## What to produce
Leave out every picture, then transcribe the rest of the listing exactly.

## Given data
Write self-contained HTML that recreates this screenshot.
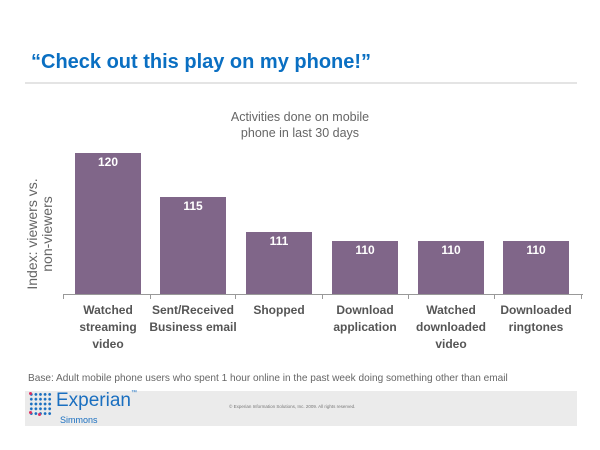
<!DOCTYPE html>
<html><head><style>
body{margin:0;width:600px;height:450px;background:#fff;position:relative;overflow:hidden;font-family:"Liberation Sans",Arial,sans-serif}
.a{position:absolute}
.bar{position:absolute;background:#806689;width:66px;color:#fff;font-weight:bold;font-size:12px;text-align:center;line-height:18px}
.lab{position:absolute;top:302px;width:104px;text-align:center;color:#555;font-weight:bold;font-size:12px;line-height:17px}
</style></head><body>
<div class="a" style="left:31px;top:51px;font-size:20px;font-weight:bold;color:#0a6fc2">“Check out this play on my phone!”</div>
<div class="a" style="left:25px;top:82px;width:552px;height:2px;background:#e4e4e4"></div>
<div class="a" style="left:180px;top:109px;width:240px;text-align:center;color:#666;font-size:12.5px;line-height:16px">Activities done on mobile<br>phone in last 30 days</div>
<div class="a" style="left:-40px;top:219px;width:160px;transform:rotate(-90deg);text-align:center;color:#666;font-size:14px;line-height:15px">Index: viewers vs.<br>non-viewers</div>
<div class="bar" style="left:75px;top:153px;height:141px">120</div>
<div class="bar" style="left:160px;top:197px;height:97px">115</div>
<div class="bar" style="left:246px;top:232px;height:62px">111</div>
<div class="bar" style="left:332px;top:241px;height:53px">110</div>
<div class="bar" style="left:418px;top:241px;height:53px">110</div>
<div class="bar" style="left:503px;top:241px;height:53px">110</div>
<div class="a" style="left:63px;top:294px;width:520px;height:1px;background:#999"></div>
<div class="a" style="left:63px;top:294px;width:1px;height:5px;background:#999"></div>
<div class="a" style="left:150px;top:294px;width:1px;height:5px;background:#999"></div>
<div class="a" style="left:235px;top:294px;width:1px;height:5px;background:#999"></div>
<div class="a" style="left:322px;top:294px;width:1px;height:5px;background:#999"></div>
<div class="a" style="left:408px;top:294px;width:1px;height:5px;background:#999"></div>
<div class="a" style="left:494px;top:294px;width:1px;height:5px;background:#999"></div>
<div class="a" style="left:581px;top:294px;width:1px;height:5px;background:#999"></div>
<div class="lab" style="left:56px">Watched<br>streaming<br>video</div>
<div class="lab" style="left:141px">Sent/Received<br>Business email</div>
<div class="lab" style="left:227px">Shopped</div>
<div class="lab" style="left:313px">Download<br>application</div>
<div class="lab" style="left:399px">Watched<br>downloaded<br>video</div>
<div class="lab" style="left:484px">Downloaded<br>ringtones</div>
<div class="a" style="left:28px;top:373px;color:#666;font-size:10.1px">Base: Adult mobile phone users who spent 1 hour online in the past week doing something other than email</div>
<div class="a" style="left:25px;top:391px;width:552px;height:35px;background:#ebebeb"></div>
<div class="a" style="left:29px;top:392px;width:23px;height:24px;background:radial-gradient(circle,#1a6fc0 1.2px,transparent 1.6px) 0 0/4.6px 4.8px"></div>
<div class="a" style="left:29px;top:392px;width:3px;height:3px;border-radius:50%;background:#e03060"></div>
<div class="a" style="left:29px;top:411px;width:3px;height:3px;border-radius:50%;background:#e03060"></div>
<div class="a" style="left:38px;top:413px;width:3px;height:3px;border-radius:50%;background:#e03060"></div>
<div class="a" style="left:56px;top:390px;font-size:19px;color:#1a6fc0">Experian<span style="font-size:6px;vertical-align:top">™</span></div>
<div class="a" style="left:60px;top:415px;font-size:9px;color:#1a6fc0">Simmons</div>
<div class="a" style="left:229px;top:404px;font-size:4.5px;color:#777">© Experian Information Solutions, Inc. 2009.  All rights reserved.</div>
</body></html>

## Output of the task
Write self-contained HTML that recreates this screenshot.
<!DOCTYPE html>
<html><head><style>
body{margin:0;width:600px;height:450px;background:#fff;position:relative;overflow:hidden;font-family:"Liberation Sans",Arial,sans-serif}
.a{position:absolute}
.bar{position:absolute;background:#806689;width:66px;color:#fff;font-weight:bold;font-size:12px;text-align:center;line-height:18px}
.lab{position:absolute;top:302px;width:104px;text-align:center;color:#555;font-weight:bold;font-size:12px;line-height:17px}
</style></head><body>
<div class="a" style="left:31px;top:51px;font-size:20px;font-weight:bold;color:#0a6fc2">“Check out this play on my phone!”</div>
<div class="a" style="left:25px;top:82px;width:552px;height:2px;background:#e4e4e4"></div>
<div class="a" style="left:180px;top:109px;width:240px;text-align:center;color:#666;font-size:12.5px;line-height:16px">Activities done on mobile<br>phone in last 30 days</div>
<div class="a" style="left:-40px;top:219px;width:160px;transform:rotate(-90deg);text-align:center;color:#666;font-size:14px;line-height:15px">Index: viewers vs.<br>non-viewers</div>
<div class="bar" style="left:75px;top:153px;height:141px">120</div>
<div class="bar" style="left:160px;top:197px;height:97px">115</div>
<div class="bar" style="left:246px;top:232px;height:62px">111</div>
<div class="bar" style="left:332px;top:241px;height:53px">110</div>
<div class="bar" style="left:418px;top:241px;height:53px">110</div>
<div class="bar" style="left:503px;top:241px;height:53px">110</div>
<div class="a" style="left:63px;top:294px;width:520px;height:1px;background:#999"></div>
<div class="a" style="left:63px;top:294px;width:1px;height:5px;background:#999"></div>
<div class="a" style="left:150px;top:294px;width:1px;height:5px;background:#999"></div>
<div class="a" style="left:235px;top:294px;width:1px;height:5px;background:#999"></div>
<div class="a" style="left:322px;top:294px;width:1px;height:5px;background:#999"></div>
<div class="a" style="left:408px;top:294px;width:1px;height:5px;background:#999"></div>
<div class="a" style="left:494px;top:294px;width:1px;height:5px;background:#999"></div>
<div class="a" style="left:581px;top:294px;width:1px;height:5px;background:#999"></div>
<div class="lab" style="left:56px">Watched<br>streaming<br>video</div>
<div class="lab" style="left:141px">Sent/Received<br>Business email</div>
<div class="lab" style="left:227px">Shopped</div>
<div class="lab" style="left:313px">Download<br>application</div>
<div class="lab" style="left:399px">Watched<br>downloaded<br>video</div>
<div class="lab" style="left:484px">Downloaded<br>ringtones</div>
<div class="a" style="left:28px;top:373px;color:#666;font-size:10.1px">Base: Adult mobile phone users who spent 1 hour online in the past week doing something other than email</div>
<div class="a" style="left:25px;top:391px;width:552px;height:35px;background:#ebebeb"></div>
<div class="a" style="left:29px;top:392px;width:23px;height:24px;background:radial-gradient(circle,#1a6fc0 1.2px,transparent 1.6px) 0 0/4.6px 4.8px"></div>
<div class="a" style="left:29px;top:392px;width:3px;height:3px;border-radius:50%;background:#e03060"></div>
<div class="a" style="left:29px;top:411px;width:3px;height:3px;border-radius:50%;background:#e03060"></div>
<div class="a" style="left:38px;top:413px;width:3px;height:3px;border-radius:50%;background:#e03060"></div>
<div class="a" style="left:56px;top:390px;font-size:19px;color:#1a6fc0">Experian<span style="font-size:6px;vertical-align:top">™</span></div>
<div class="a" style="left:60px;top:415px;font-size:9px;color:#1a6fc0">Simmons</div>
<div class="a" style="left:229px;top:404px;font-size:4.5px;color:#777">© Experian Information Solutions, Inc. 2009.  All rights reserved.</div>
</body></html>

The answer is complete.